• **YOUR INSTRUCTIONS**:
Set down each line of the data below exactly as it stands, dropping the pictures.

• **SUPPLIED MATERIAL**:
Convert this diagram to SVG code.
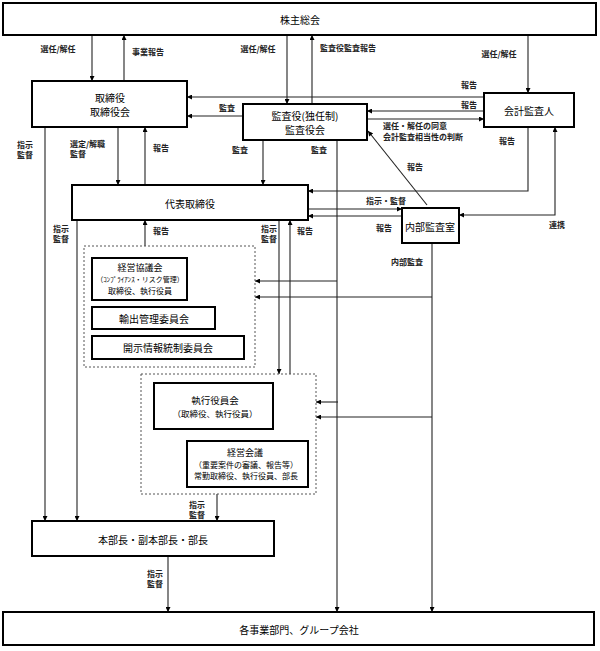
<svg xmlns="http://www.w3.org/2000/svg" width="600" height="651" viewBox="0 0 600 651">
<style>
.box{fill:#fff;stroke:#000;stroke-width:2}
.dash{fill:none;stroke:#555;stroke-width:1;stroke-dasharray:2,2}
.t{font-family:"Noto Sans CJK JP","Noto Sans",sans-serif;font-size:10px;fill:#000;text-anchor:middle;dominant-baseline:central}
.s{font-family:"Noto Sans CJK JP","Noto Sans",sans-serif;font-size:8px;font-weight:bold;fill:#222;text-anchor:middle;dominant-baseline:central}
.l{font-family:"Noto Sans CJK JP","Noto Sans",sans-serif;font-size:8px;font-weight:bold;fill:#222;dominant-baseline:central}
.c{fill:none;stroke:#222;stroke-width:1.1}
</style>
<defs>
<marker id="ah" viewBox="0 0 10 10" refX="10" refY="5" markerWidth="6" markerHeight="5" markerUnits="userSpaceOnUse" orient="auto-start-reverse">
<path d="M0,0 L10,5 L0,10 z" fill="#000"/>
</marker>
</defs>
<rect width="600" height="651" fill="#fff"/>

<g id="connectors">
<path class="c" d="M92,35 V81" marker-end="url(#ah)"/>
<path class="c" d="M124,81 V35" marker-end="url(#ah)"/>
<path class="c" d="M287,35 V104" marker-end="url(#ah)"/>
<path class="c" d="M312,104 V35" marker-end="url(#ah)"/>
<path class="c" d="M528,35 V93" marker-end="url(#ah)"/>
<path class="c" d="M484,97 H187" marker-end="url(#ah)"/>
<path class="c" d="M484,111 H367" marker-end="url(#ah)"/>
<path class="c" d="M367,119 H484" marker-end="url(#ah)"/>
<path class="c" d="M243,116 H187" marker-end="url(#ah)"/>
<path class="c" d="M118,127 V185" marker-end="url(#ah)"/>
<path class="c" d="M145,185 V127" marker-end="url(#ah)"/>
<path class="c" d="M45,127 V521" marker-end="url(#ah)"/>
<path class="c" d="M263,140 V185" marker-end="url(#ah)"/>
<path class="c" d="M337,140 V612" marker-end="url(#ah)"/>
<path class="c" d="M528,127 V191 H308" marker-end="url(#ah)"/>
<path class="c" d="M308,209 H402" marker-end="url(#ah)"/>
<path class="c" d="M402,216 H308" marker-end="url(#ah)"/>
<path class="c" d="M459,215 H555 V127" marker-start="url(#ah)" marker-end="url(#ah)"/>
<path class="c" d="M427,205 L368,131" marker-end="url(#ah)"/>
<path class="c" d="M77,220 V521" marker-end="url(#ah)"/>
<path class="c" d="M145,246 V220" marker-end="url(#ah)"/>
<path class="c" d="M279,220 V374" marker-end="url(#ah)"/>
<path class="c" d="M290,374 V220" marker-end="url(#ah)"/>
<path class="c" d="M337,281 H255" marker-end="url(#ah)"/>
<path class="c" d="M432,243 V612" marker-end="url(#ah)"/>
<path class="c" d="M432,297 H255" marker-end="url(#ah)"/>
<path class="c" d="M338,402 H316" marker-end="url(#ah)"/>
<path class="c" d="M432,417 H316" marker-end="url(#ah)"/>
<path class="c" d="M217,494 V521" marker-end="url(#ah)"/>
<path class="c" d="M168,556 V612" marker-end="url(#ah)"/>

<text class="s" x="58" y="48">選任/解任</text>
<text class="s" x="148" y="51">事業報告</text>
<text class="s" x="258" y="48">選任/解任</text>
<text class="s" x="348" y="47">監査役監査報告</text>
<text class="s" x="499" y="53">選任/解任</text>
<text class="s" x="469" y="84">報告</text>
<text class="s" x="469" y="104">報告</text>
<text class="l" x="383" y="125">選任・解任の同意</text>
<text class="l" x="383" y="136">会計監査相当性の判断</text>
<text class="s" x="227" y="107">監査</text>
<text class="l" x="70" y="143">選定/解職</text>
<text class="l" x="70" y="153">監督</text>
<text class="s" x="161" y="147">報告</text>
<text class="s" x="25" y="144">指示</text>
<text class="s" x="25" y="154">監督</text>
<text class="s" x="240" y="149">監査</text>
<text class="s" x="319" y="149">監査</text>
<text class="s" x="507" y="140">報告</text>
<text class="s" x="386" y="200">指示・監督</text>
<text class="s" x="384" y="227">報告</text>
<text class="s" x="557" y="224">連携</text>
<text class="s" x="415" y="166">報告</text>
<text class="s" x="61" y="228">指示</text>
<text class="s" x="61" y="238">監督</text>
<text class="s" x="161" y="230">報告</text>
<text class="s" x="269" y="228">指示</text>
<text class="s" x="269" y="238">監督</text>
<text class="s" x="305" y="230">報告</text>
<text class="s" x="407" y="261">内部監査</text>
<text class="s" x="197" y="504">指示</text>
<text class="s" x="197" y="514">監督</text>
<text class="s" x="155" y="573">指示</text>
<text class="s" x="155" y="583">監督</text>
</g>

<g id="kabunushi">
<rect class="box" x="3" y="3" width="593" height="32"/>
<text class="t" x="300" y="19">株主総会</text>
</g>
<g id="torishimariyakukai">
<rect class="box" x="32" y="81" width="155" height="46"/>
<text class="t" x="110" y="97">取締役</text>
<text class="t" x="110" y="111">取締役会</text>
</g>
<g id="kansayaku">
<rect class="box" x="243" y="104" width="124" height="36"/>
<text class="t" x="305" y="115">監査役(独任制)</text>
<text class="t" x="305" y="129">監査役会</text>
</g>
<g id="kaikei">
<rect class="box" x="484" y="93" width="90" height="34"/>
<text class="t" x="529" y="110">会計監査人</text>
</g>
<g id="daihyo">
<rect class="box" x="72" y="185" width="236" height="35"/>
<text class="t" x="190" y="203">代表取締役</text>
</g>
<g id="naibu">
<rect class="box" x="402" y="208" width="57" height="35"/>
<text class="t" x="430" y="226">内部監査室</text>
</g>
<g id="group1">
<rect class="dash" x="84" y="246" width="171" height="121"/>
</g>
<g id="keiei-kyogikai">
<rect class="box" x="92" y="258" width="95" height="42"/>
<text class="t" x="140" y="267" style="font-size:9px">経営協議会</text>
<text class="t" x="140" y="279" style="font-size:7px">（ｺﾝﾌﾟﾗｲｱﾝｽ・リスク管理）</text>
<text class="t" x="140" y="290" style="font-size:8px">取締役、執行役員</text>
</g>
<g id="yushutsu">
<rect class="box" x="92" y="307" width="123" height="22"/>
<text class="t" x="154" y="318">輸出管理委員会</text>
</g>
<g id="kaiji">
<rect class="box" x="92" y="336" width="152" height="23"/>
<text class="t" x="168" y="347">開示情報統制委員会</text>
</g>
<g id="group2">
<rect class="dash" x="141" y="374" width="175" height="120"/>
</g>
<g id="shikko">
<rect class="box" x="154" y="383" width="119" height="46"/>
<text class="t" x="215" y="400" style="font-size:9.5px">執行役員会</text>
<text class="t" x="215" y="413" style="font-size:8.5px">（取締役、執行役員）</text>
</g>
<g id="keiei-kaigi">
<rect class="box" x="187" y="441" width="121" height="46"/>
<text class="t" x="245" y="452" style="font-size:9px">経営会議</text>
<text class="t" x="246" y="464" style="font-size:8px">（重要案件の審議、報告等）</text>
<text class="t" x="246" y="475" style="font-size:8px">常勤取締役、執行役員、部長</text>
</g>
<g id="honbucho">
<rect class="box" x="32" y="521" width="242" height="35"/>
<text class="t" x="153" y="539">本部長・副本部長・部長</text>
</g>
<g id="jigyobumon">
<rect class="box" x="3" y="612" width="591" height="33"/>
<text class="t" x="299" y="629">各事業部門、グループ会社</text>
</g>
</svg>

• **EXERCISE RESULT**:
Convert this diagram to SVG code.
<svg xmlns="http://www.w3.org/2000/svg" width="600" height="651" viewBox="0 0 600 651">
<style>
.box{fill:#fff;stroke:#000;stroke-width:2}
.dash{fill:none;stroke:#555;stroke-width:1;stroke-dasharray:2,2}
.t{font-family:"Noto Sans CJK JP","Noto Sans",sans-serif;font-size:10px;fill:#000;text-anchor:middle;dominant-baseline:central}
.s{font-family:"Noto Sans CJK JP","Noto Sans",sans-serif;font-size:8px;font-weight:bold;fill:#222;text-anchor:middle;dominant-baseline:central}
.l{font-family:"Noto Sans CJK JP","Noto Sans",sans-serif;font-size:8px;font-weight:bold;fill:#222;dominant-baseline:central}
.c{fill:none;stroke:#222;stroke-width:1.1}
</style>
<defs>
<marker id="ah" viewBox="0 0 10 10" refX="10" refY="5" markerWidth="6" markerHeight="5" markerUnits="userSpaceOnUse" orient="auto-start-reverse">
<path d="M0,0 L10,5 L0,10 z" fill="#000"/>
</marker>
</defs>
<rect width="600" height="651" fill="#fff"/>

<g id="connectors">
<path class="c" d="M92,35 V81" marker-end="url(#ah)"/>
<path class="c" d="M124,81 V35" marker-end="url(#ah)"/>
<path class="c" d="M287,35 V104" marker-end="url(#ah)"/>
<path class="c" d="M312,104 V35" marker-end="url(#ah)"/>
<path class="c" d="M528,35 V93" marker-end="url(#ah)"/>
<path class="c" d="M484,97 H187" marker-end="url(#ah)"/>
<path class="c" d="M484,111 H367" marker-end="url(#ah)"/>
<path class="c" d="M367,119 H484" marker-end="url(#ah)"/>
<path class="c" d="M243,116 H187" marker-end="url(#ah)"/>
<path class="c" d="M118,127 V185" marker-end="url(#ah)"/>
<path class="c" d="M145,185 V127" marker-end="url(#ah)"/>
<path class="c" d="M45,127 V521" marker-end="url(#ah)"/>
<path class="c" d="M263,140 V185" marker-end="url(#ah)"/>
<path class="c" d="M337,140 V612" marker-end="url(#ah)"/>
<path class="c" d="M528,127 V191 H308" marker-end="url(#ah)"/>
<path class="c" d="M308,209 H402" marker-end="url(#ah)"/>
<path class="c" d="M402,216 H308" marker-end="url(#ah)"/>
<path class="c" d="M459,215 H555 V127" marker-start="url(#ah)" marker-end="url(#ah)"/>
<path class="c" d="M427,205 L368,131" marker-end="url(#ah)"/>
<path class="c" d="M77,220 V521" marker-end="url(#ah)"/>
<path class="c" d="M145,246 V220" marker-end="url(#ah)"/>
<path class="c" d="M279,220 V374" marker-end="url(#ah)"/>
<path class="c" d="M290,374 V220" marker-end="url(#ah)"/>
<path class="c" d="M337,281 H255" marker-end="url(#ah)"/>
<path class="c" d="M432,243 V612" marker-end="url(#ah)"/>
<path class="c" d="M432,297 H255" marker-end="url(#ah)"/>
<path class="c" d="M338,402 H316" marker-end="url(#ah)"/>
<path class="c" d="M432,417 H316" marker-end="url(#ah)"/>
<path class="c" d="M217,494 V521" marker-end="url(#ah)"/>
<path class="c" d="M168,556 V612" marker-end="url(#ah)"/>

<text class="s" x="58" y="48">選任/解任</text>
<text class="s" x="148" y="51">事業報告</text>
<text class="s" x="258" y="48">選任/解任</text>
<text class="s" x="348" y="47">監査役監査報告</text>
<text class="s" x="499" y="53">選任/解任</text>
<text class="s" x="469" y="84">報告</text>
<text class="s" x="469" y="104">報告</text>
<text class="l" x="383" y="125">選任・解任の同意</text>
<text class="l" x="383" y="136">会計監査相当性の判断</text>
<text class="s" x="227" y="107">監査</text>
<text class="l" x="70" y="143">選定/解職</text>
<text class="l" x="70" y="153">監督</text>
<text class="s" x="161" y="147">報告</text>
<text class="s" x="25" y="144">指示</text>
<text class="s" x="25" y="154">監督</text>
<text class="s" x="240" y="149">監査</text>
<text class="s" x="319" y="149">監査</text>
<text class="s" x="507" y="140">報告</text>
<text class="s" x="386" y="200">指示・監督</text>
<text class="s" x="384" y="227">報告</text>
<text class="s" x="557" y="224">連携</text>
<text class="s" x="415" y="166">報告</text>
<text class="s" x="61" y="228">指示</text>
<text class="s" x="61" y="238">監督</text>
<text class="s" x="161" y="230">報告</text>
<text class="s" x="269" y="228">指示</text>
<text class="s" x="269" y="238">監督</text>
<text class="s" x="305" y="230">報告</text>
<text class="s" x="407" y="261">内部監査</text>
<text class="s" x="197" y="504">指示</text>
<text class="s" x="197" y="514">監督</text>
<text class="s" x="155" y="573">指示</text>
<text class="s" x="155" y="583">監督</text>
</g>

<g id="kabunushi">
<rect class="box" x="3" y="3" width="593" height="32"/>
<text class="t" x="300" y="19">株主総会</text>
</g>
<g id="torishimariyakukai">
<rect class="box" x="32" y="81" width="155" height="46"/>
<text class="t" x="110" y="97">取締役</text>
<text class="t" x="110" y="111">取締役会</text>
</g>
<g id="kansayaku">
<rect class="box" x="243" y="104" width="124" height="36"/>
<text class="t" x="305" y="115">監査役(独任制)</text>
<text class="t" x="305" y="129">監査役会</text>
</g>
<g id="kaikei">
<rect class="box" x="484" y="93" width="90" height="34"/>
<text class="t" x="529" y="110">会計監査人</text>
</g>
<g id="daihyo">
<rect class="box" x="72" y="185" width="236" height="35"/>
<text class="t" x="190" y="203">代表取締役</text>
</g>
<g id="naibu">
<rect class="box" x="402" y="208" width="57" height="35"/>
<text class="t" x="430" y="226">内部監査室</text>
</g>
<g id="group1">
<rect class="dash" x="84" y="246" width="171" height="121"/>
</g>
<g id="keiei-kyogikai">
<rect class="box" x="92" y="258" width="95" height="42"/>
<text class="t" x="140" y="267" style="font-size:9px">経営協議会</text>
<text class="t" x="140" y="279" style="font-size:7px">（ｺﾝﾌﾟﾗｲｱﾝｽ・リスク管理）</text>
<text class="t" x="140" y="290" style="font-size:8px">取締役、執行役員</text>
</g>
<g id="yushutsu">
<rect class="box" x="92" y="307" width="123" height="22"/>
<text class="t" x="154" y="318">輸出管理委員会</text>
</g>
<g id="kaiji">
<rect class="box" x="92" y="336" width="152" height="23"/>
<text class="t" x="168" y="347">開示情報統制委員会</text>
</g>
<g id="group2">
<rect class="dash" x="141" y="374" width="175" height="120"/>
</g>
<g id="shikko">
<rect class="box" x="154" y="383" width="119" height="46"/>
<text class="t" x="215" y="400" style="font-size:9.5px">執行役員会</text>
<text class="t" x="215" y="413" style="font-size:8.5px">（取締役、執行役員）</text>
</g>
<g id="keiei-kaigi">
<rect class="box" x="187" y="441" width="121" height="46"/>
<text class="t" x="245" y="452" style="font-size:9px">経営会議</text>
<text class="t" x="246" y="464" style="font-size:8px">（重要案件の審議、報告等）</text>
<text class="t" x="246" y="475" style="font-size:8px">常勤取締役、執行役員、部長</text>
</g>
<g id="honbucho">
<rect class="box" x="32" y="521" width="242" height="35"/>
<text class="t" x="153" y="539">本部長・副本部長・部長</text>
</g>
<g id="jigyobumon">
<rect class="box" x="3" y="612" width="591" height="33"/>
<text class="t" x="299" y="629">各事業部門、グループ会社</text>
</g>
</svg>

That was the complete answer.